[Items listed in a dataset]
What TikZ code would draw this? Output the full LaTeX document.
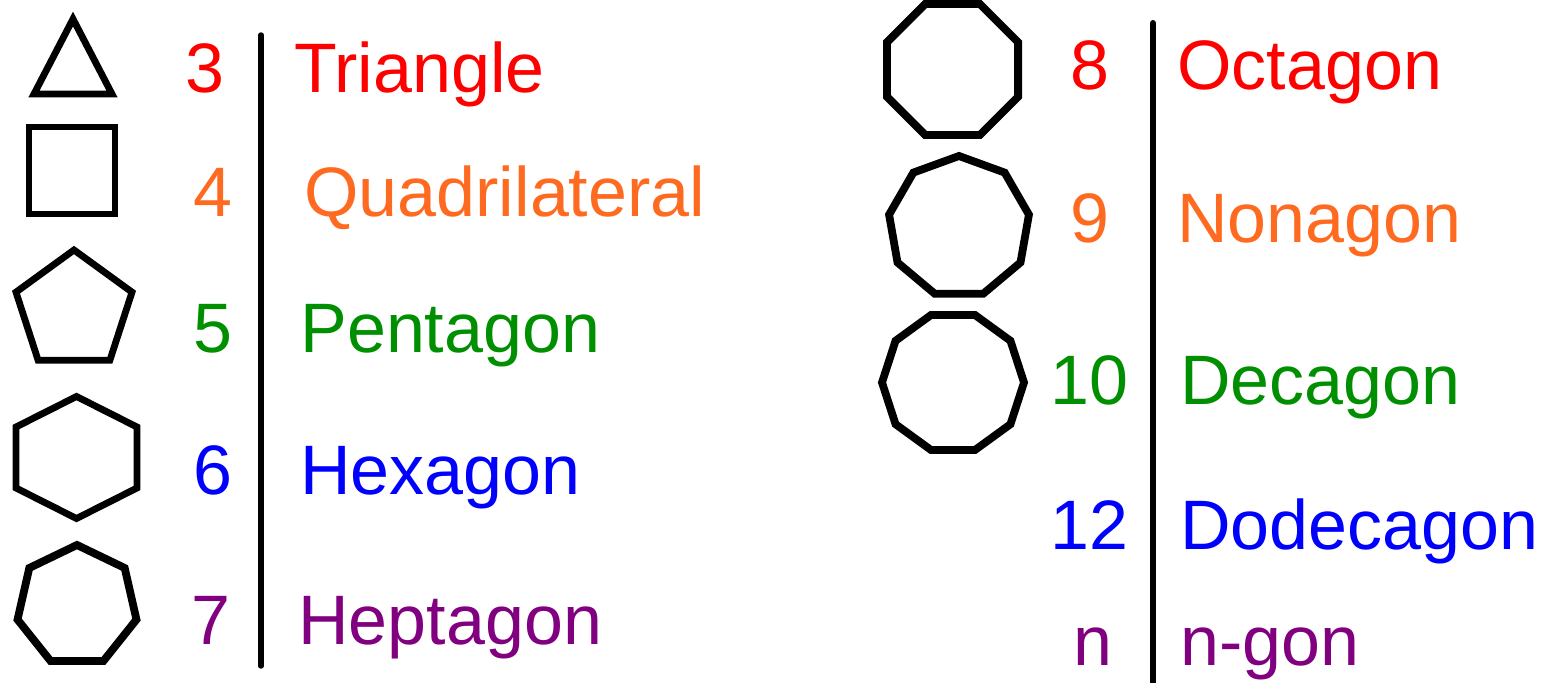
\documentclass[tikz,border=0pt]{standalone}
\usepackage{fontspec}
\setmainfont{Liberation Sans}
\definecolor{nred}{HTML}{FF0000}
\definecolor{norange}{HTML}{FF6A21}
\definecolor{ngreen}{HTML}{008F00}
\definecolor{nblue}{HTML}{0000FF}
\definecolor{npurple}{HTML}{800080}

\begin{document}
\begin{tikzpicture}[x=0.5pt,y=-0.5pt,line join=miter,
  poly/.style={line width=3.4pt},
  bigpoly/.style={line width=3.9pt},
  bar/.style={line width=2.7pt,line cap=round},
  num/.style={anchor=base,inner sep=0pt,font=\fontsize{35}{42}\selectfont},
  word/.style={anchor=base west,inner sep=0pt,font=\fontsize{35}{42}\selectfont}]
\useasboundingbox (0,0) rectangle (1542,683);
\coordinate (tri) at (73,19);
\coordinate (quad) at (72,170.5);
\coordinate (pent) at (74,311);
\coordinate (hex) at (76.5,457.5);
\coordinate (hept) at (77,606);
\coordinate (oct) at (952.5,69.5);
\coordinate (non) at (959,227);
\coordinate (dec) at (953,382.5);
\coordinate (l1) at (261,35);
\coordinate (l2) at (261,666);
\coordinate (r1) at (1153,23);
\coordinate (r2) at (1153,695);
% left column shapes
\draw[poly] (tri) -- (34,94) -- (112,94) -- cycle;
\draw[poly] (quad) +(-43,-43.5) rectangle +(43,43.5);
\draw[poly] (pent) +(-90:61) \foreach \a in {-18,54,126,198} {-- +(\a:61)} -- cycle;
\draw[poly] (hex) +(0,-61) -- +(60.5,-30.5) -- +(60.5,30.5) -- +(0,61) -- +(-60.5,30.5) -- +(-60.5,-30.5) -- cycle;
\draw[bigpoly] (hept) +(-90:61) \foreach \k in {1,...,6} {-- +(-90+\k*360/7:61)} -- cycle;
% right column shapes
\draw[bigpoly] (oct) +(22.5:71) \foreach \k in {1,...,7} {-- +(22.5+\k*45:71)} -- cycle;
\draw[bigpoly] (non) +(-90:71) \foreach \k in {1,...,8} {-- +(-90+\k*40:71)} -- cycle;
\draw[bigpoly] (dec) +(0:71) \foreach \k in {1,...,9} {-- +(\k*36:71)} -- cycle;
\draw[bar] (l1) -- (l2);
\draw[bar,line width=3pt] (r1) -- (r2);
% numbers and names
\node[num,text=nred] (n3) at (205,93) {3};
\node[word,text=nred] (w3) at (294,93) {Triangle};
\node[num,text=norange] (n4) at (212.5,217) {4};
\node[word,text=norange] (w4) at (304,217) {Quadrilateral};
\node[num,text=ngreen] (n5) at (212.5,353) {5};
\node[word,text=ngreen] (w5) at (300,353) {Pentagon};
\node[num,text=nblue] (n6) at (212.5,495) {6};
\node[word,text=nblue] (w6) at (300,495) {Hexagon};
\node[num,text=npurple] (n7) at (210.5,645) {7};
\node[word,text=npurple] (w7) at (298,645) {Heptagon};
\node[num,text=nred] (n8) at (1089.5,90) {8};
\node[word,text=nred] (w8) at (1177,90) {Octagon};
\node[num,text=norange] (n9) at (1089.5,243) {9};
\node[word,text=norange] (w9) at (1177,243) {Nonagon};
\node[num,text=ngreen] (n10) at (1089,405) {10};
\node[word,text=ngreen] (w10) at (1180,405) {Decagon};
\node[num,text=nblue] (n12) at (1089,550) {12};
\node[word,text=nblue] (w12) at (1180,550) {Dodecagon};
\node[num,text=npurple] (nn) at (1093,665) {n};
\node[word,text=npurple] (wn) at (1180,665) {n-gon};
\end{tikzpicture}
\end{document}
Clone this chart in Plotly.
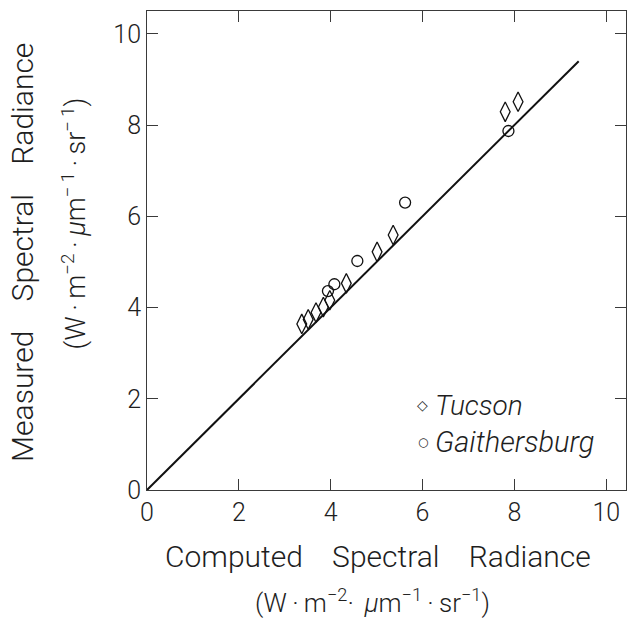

_Task requirements_.
Transcribe the material exactly, leaving every picture out.

_Task solution_.
What TikZ code would draw this? Output the full LaTeX document.
\documentclass[tikz,border=0pt]{standalone}
\usepackage{fontspec}
\setmainfont{Liberation Sans}
\definecolor{nred}{HTML}{FF0000}
\definecolor{norange}{HTML}{FF6A21}
\definecolor{ngreen}{HTML}{008F00}
\definecolor{nblue}{HTML}{0000FF}
\definecolor{npurple}{HTML}{800080}

\begin{document}
\begin{tikzpicture}[x=0.5pt,y=-0.5pt,line join=miter,
  poly/.style={line width=3.4pt},
  bigpoly/.style={line width=3.9pt},
  bar/.style={line width=2.7pt,line cap=round},
  num/.style={anchor=base,inner sep=0pt,font=\fontsize{35}{42}\selectfont},
  word/.style={anchor=base west,inner sep=0pt,font=\fontsize{35}{42}\selectfont}]
\useasboundingbox (0,0) rectangle (1542,683);
\coordinate (tri) at (73,19);
\coordinate (quad) at (72,170.5);
\coordinate (pent) at (74,311);
\coordinate (hex) at (76.5,457.5);
\coordinate (hept) at (77,606);
\coordinate (oct) at (952.5,69.5);
\coordinate (non) at (959,227);
\coordinate (dec) at (953,382.5);
\coordinate (l1) at (261,35);
\coordinate (l2) at (261,666);
\coordinate (r1) at (1153,23);
\coordinate (r2) at (1153,695);
% left column shapes
\draw[poly] (tri) -- (34,94) -- (112,94) -- cycle;
\draw[poly] (quad) +(-43,-43.5) rectangle +(43,43.5);
\draw[poly] (pent) +(-90:61) \foreach \a in {-18,54,126,198} {-- +(\a:61)} -- cycle;
\draw[poly] (hex) +(0,-61) -- +(60.5,-30.5) -- +(60.5,30.5) -- +(0,61) -- +(-60.5,30.5) -- +(-60.5,-30.5) -- cycle;
\draw[bigpoly] (hept) +(-90:61) \foreach \k in {1,...,6} {-- +(-90+\k*360/7:61)} -- cycle;
% right column shapes
\draw[bigpoly] (oct) +(22.5:71) \foreach \k in {1,...,7} {-- +(22.5+\k*45:71)} -- cycle;
\draw[bigpoly] (non) +(-90:71) \foreach \k in {1,...,8} {-- +(-90+\k*40:71)} -- cycle;
\draw[bigpoly] (dec) +(0:71) \foreach \k in {1,...,9} {-- +(\k*36:71)} -- cycle;
\draw[bar] (l1) -- (l2);
\draw[bar,line width=3pt] (r1) -- (r2);
% numbers and names
\node[num,text=nred] (n3) at (205,93) {3};
\node[word,text=nred] (w3) at (294,93) {Triangle};
\node[num,text=norange] (n4) at (212.5,217) {4};
\node[word,text=norange] (w4) at (304,217) {Quadrilateral};
\node[num,text=ngreen] (n5) at (212.5,353) {5};
\node[word,text=ngreen] (w5) at (300,353) {Pentagon};
\node[num,text=nblue] (n6) at (212.5,495) {6};
\node[word,text=nblue] (w6) at (300,495) {Hexagon};
\node[num,text=npurple] (n7) at (210.5,645) {7};
\node[word,text=npurple] (w7) at (298,645) {Heptagon};
\node[num,text=nred] (n8) at (1089.5,90) {8};
\node[word,text=nred] (w8) at (1177,90) {Octagon};
\node[num,text=norange] (n9) at (1089.5,243) {9};
\node[word,text=norange] (w9) at (1177,243) {Nonagon};
\node[num,text=ngreen] (n10) at (1089,405) {10};
\node[word,text=ngreen] (w10) at (1180,405) {Decagon};
\node[num,text=nblue] (n12) at (1089,550) {12};
\node[word,text=nblue] (w12) at (1180,550) {Dodecagon};
\node[num,text=npurple] (nn) at (1093,665) {n};
\node[word,text=npurple] (wn) at (1180,665) {n-gon};
\end{tikzpicture}
\end{document}
Clone this chart in Plotly.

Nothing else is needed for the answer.